- [The exercise] Retype nothing but the lines from the start of the material up to and including the line with "const coeffDomain = [-1.0, 3.2];". Pictures don't belong in the copy.

- [Material]
──────

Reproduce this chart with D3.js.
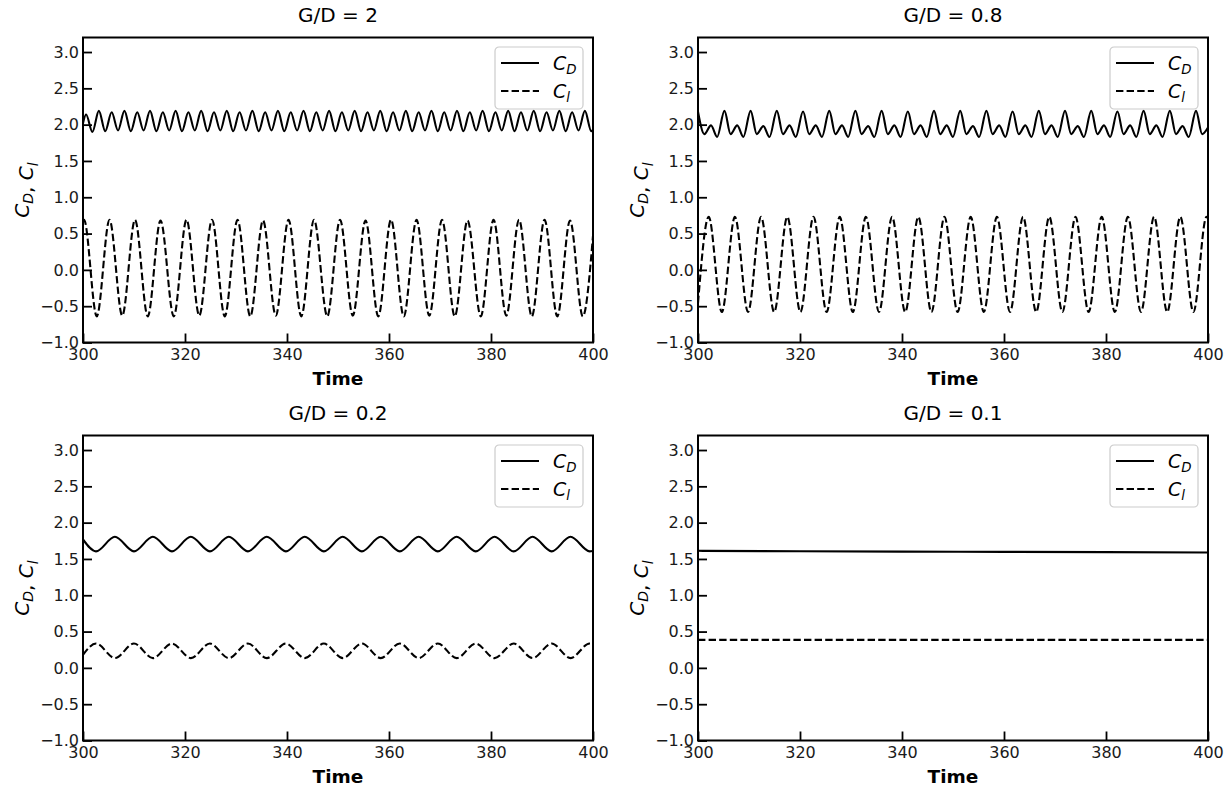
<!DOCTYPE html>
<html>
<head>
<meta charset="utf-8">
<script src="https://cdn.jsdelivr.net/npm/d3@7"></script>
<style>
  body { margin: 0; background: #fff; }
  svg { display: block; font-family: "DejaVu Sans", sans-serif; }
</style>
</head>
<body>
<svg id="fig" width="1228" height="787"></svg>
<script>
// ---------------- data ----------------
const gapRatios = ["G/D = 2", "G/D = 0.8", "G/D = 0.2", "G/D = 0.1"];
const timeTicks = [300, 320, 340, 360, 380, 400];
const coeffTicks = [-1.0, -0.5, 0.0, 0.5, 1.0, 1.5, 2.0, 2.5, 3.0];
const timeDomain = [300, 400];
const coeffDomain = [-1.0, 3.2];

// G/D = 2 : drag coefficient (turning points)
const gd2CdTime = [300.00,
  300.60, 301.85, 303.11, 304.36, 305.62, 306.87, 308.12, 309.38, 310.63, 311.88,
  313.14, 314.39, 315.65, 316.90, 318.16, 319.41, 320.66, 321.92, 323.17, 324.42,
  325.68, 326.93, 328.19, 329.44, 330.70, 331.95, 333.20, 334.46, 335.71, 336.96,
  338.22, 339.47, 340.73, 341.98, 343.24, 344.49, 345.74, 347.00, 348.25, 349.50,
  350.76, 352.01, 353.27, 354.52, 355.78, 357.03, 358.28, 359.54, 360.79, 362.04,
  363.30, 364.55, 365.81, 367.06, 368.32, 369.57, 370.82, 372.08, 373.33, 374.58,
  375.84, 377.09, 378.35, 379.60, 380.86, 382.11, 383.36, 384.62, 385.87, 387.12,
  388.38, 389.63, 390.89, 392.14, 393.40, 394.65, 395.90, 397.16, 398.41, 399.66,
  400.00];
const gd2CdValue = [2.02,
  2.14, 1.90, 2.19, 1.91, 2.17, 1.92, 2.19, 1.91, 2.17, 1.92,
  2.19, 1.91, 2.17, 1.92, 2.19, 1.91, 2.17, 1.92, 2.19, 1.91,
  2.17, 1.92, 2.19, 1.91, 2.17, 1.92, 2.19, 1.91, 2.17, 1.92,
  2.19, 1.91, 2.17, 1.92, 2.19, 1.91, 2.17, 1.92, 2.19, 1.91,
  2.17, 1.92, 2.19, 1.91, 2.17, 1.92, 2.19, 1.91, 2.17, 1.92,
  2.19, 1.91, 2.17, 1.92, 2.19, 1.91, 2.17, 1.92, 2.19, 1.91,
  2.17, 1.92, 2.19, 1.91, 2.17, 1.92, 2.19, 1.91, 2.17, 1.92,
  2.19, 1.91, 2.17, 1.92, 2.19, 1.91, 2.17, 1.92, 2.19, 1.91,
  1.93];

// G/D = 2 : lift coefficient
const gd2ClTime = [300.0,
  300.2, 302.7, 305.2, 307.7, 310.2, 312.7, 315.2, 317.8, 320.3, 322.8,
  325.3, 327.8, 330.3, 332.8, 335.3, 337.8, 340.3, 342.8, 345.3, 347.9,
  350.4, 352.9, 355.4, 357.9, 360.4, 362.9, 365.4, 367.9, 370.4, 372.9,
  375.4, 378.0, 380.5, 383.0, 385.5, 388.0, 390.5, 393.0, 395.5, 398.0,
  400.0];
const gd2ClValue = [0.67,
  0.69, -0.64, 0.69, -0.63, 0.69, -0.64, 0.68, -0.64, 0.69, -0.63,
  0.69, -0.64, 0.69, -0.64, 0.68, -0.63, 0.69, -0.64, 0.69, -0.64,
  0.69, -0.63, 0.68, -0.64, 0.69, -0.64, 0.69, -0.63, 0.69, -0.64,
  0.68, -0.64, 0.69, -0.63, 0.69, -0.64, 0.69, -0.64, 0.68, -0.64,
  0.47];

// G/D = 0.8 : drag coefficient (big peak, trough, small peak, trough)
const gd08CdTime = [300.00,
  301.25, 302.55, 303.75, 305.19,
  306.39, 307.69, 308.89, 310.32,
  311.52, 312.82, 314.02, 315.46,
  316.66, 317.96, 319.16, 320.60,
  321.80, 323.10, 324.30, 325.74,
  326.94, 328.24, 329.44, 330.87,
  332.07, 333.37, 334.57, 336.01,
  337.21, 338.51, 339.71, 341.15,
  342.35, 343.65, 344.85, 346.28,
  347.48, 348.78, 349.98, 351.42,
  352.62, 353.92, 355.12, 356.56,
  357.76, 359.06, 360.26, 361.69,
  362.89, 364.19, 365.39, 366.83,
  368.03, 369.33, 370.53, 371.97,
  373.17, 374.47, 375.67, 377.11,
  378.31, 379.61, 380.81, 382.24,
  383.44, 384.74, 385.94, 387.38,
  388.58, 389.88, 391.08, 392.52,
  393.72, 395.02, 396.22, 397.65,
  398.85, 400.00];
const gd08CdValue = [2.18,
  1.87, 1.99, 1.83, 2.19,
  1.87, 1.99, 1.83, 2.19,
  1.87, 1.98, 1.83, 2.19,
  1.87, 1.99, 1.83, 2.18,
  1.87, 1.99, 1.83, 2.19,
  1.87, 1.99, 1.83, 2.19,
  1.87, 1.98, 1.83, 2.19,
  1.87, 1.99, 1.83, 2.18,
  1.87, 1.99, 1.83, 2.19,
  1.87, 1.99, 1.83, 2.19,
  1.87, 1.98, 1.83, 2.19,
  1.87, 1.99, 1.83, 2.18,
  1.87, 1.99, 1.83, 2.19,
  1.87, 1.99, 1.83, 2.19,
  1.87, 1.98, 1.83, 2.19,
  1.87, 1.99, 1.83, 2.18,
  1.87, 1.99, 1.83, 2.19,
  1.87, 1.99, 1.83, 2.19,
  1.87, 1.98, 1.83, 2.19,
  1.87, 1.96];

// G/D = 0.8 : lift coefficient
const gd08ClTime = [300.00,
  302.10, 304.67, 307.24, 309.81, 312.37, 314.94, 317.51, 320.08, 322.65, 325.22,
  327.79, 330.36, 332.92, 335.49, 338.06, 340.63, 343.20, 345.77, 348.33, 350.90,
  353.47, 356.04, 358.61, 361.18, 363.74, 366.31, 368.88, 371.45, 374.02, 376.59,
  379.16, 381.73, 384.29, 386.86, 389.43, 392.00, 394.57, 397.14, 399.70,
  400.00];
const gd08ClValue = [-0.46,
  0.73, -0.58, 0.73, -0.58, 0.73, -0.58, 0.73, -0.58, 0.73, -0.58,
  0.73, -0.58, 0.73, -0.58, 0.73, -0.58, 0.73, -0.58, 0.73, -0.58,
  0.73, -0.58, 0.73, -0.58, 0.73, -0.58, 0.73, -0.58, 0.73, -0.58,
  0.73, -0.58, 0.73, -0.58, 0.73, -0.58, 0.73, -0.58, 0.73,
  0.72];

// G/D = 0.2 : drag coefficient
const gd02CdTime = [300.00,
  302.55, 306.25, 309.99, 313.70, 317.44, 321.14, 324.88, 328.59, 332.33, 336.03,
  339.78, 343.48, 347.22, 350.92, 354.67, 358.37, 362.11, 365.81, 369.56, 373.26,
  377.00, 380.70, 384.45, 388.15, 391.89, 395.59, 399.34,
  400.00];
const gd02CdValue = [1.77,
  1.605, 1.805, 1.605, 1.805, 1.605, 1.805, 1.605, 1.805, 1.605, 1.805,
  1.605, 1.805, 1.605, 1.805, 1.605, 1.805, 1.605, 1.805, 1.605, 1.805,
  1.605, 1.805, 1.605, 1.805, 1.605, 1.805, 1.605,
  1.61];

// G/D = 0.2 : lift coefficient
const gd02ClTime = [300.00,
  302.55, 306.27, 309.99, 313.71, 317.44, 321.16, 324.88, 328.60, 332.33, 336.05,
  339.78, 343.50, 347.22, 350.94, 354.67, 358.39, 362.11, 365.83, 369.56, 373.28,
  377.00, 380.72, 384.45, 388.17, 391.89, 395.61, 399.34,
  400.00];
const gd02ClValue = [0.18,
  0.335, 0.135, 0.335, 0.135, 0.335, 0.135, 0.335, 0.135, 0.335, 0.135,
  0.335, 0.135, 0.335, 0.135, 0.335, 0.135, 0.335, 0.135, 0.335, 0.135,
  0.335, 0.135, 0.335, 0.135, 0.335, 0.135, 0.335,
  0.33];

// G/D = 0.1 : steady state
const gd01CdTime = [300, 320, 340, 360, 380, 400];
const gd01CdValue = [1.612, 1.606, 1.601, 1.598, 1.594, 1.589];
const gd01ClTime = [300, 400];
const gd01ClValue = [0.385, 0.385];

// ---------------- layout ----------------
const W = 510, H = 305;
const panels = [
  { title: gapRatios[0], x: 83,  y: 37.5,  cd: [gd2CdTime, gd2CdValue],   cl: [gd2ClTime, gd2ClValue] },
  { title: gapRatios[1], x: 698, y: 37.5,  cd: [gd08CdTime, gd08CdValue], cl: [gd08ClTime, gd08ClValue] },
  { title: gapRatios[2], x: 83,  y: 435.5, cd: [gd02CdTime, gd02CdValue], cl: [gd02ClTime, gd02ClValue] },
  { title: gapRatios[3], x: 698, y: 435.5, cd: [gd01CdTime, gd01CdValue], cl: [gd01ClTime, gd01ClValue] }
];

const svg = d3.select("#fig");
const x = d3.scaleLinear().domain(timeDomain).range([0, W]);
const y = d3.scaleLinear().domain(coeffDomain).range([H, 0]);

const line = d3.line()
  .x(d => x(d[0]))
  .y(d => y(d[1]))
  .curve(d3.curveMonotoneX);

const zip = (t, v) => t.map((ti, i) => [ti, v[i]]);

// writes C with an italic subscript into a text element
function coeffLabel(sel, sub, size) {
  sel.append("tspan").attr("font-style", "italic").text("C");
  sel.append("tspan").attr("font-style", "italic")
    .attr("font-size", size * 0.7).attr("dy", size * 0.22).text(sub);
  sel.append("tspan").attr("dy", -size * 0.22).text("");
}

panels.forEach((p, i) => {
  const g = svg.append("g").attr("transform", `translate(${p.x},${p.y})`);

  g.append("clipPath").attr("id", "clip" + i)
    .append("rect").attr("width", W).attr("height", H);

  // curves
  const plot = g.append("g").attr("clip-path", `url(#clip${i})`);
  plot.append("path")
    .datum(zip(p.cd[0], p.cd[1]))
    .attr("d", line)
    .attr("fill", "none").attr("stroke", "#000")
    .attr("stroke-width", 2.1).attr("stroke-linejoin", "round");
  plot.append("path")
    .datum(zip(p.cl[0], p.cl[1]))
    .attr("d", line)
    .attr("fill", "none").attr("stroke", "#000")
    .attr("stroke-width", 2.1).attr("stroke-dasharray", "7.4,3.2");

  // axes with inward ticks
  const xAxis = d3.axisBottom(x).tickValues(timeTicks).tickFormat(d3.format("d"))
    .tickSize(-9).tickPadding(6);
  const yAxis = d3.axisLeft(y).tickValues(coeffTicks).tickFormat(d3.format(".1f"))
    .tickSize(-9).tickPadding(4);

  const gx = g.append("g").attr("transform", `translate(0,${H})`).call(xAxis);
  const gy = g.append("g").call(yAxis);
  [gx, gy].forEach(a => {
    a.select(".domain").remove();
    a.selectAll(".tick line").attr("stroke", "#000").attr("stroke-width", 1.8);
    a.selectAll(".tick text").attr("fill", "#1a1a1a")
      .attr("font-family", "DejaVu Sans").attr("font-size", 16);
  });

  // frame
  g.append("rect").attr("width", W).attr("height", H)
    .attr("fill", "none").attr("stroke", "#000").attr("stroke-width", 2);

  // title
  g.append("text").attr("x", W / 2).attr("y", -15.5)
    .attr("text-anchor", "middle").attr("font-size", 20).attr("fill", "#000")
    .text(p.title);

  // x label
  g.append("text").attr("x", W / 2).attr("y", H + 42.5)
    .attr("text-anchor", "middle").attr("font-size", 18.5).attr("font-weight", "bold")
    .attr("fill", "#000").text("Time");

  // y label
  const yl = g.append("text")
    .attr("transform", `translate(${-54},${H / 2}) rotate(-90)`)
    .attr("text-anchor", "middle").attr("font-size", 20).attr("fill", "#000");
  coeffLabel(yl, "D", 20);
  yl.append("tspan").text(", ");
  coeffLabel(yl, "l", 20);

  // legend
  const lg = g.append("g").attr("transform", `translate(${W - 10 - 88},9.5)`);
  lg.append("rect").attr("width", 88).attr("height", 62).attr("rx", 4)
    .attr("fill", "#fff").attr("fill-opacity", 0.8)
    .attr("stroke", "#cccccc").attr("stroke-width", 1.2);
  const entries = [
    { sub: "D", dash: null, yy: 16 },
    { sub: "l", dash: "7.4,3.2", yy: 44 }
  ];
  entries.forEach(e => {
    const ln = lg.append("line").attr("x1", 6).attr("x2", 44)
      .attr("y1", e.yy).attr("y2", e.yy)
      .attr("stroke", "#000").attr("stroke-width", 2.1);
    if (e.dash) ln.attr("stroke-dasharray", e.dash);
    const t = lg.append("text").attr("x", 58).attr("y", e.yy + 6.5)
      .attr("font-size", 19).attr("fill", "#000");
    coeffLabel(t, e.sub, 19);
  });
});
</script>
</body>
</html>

──────

- [Solution for this problem]
Reproduce this chart with D3.js.
<!DOCTYPE html>
<html>
<head>
<meta charset="utf-8">
<script src="https://cdn.jsdelivr.net/npm/d3@7"></script>
<style>
  body { margin: 0; background: #fff; }
  svg { display: block; font-family: "DejaVu Sans", sans-serif; }
</style>
</head>
<body>
<svg id="fig" width="1228" height="787"></svg>
<script>
// ---------------- data ----------------
const gapRatios = ["G/D = 2", "G/D = 0.8", "G/D = 0.2", "G/D = 0.1"];
const timeTicks = [300, 320, 340, 360, 380, 400];
const coeffTicks = [-1.0, -0.5, 0.0, 0.5, 1.0, 1.5, 2.0, 2.5, 3.0];
const timeDomain = [300, 400];
const coeffDomain = [-1.0, 3.2];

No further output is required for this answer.